Simplify, then Add Complexity Later: Having less than a week to complete the project, I began building the simplest possible structure for the 3D space, with intentions of adding more detail as time progressed. Ultimately I found that the more abstract approach worked better than trying to overload the project with unnecessary details. 
Every Project is a Compromise: I'd considered many different ways of creating a project responding to these themes, including a gesture-based interactive experience and a text-based work of interactive fiction which decayed over time. 
What drove me to choose this approach was less about it being undeniably the best option, and more because of how it would lend itself to the constraints of the exhibition and method of display. 
NEXT STEPS
The Diner was, first and foremost, a prototype. It was always intended to be a small, experimental project exploring a new library I hadn't worked with before. All this to say, any discussion of next steps should recognize that it has served its purpose, and there's greater benefit to applying what I've learned here to a new project than endlessly tweaking this one. 

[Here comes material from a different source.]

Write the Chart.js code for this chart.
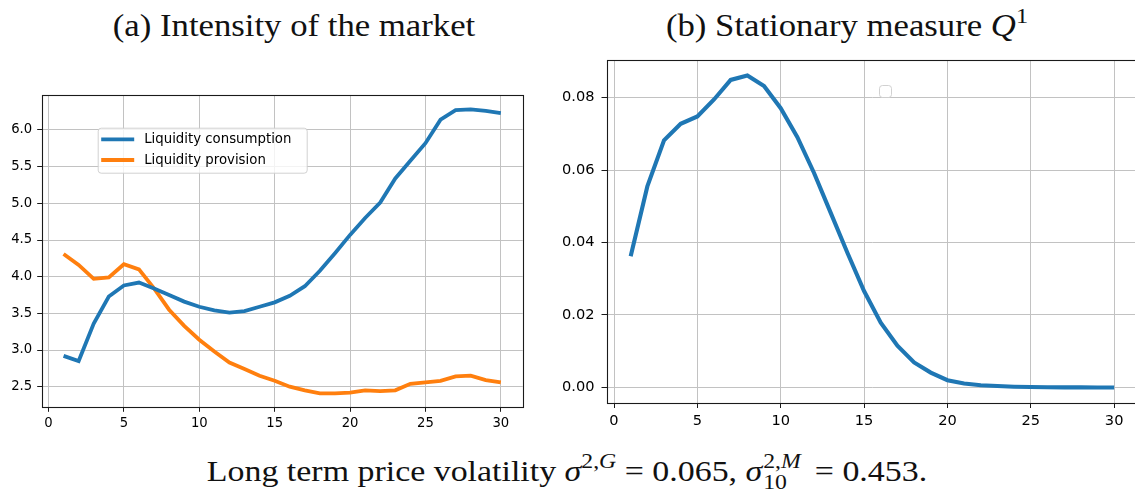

For one, this project inspired me to learn more about React Three Fiber, to see how it simplifies the workflow for this type of piece. 
If I were to change anything, I would (1) replace the photos with something less direct and more personally meaningful, and (2) modify the navigation controls - a risk with the current implementation is that in clicking around the space, users might accidentally click into a photo they weren't paying attention to yet.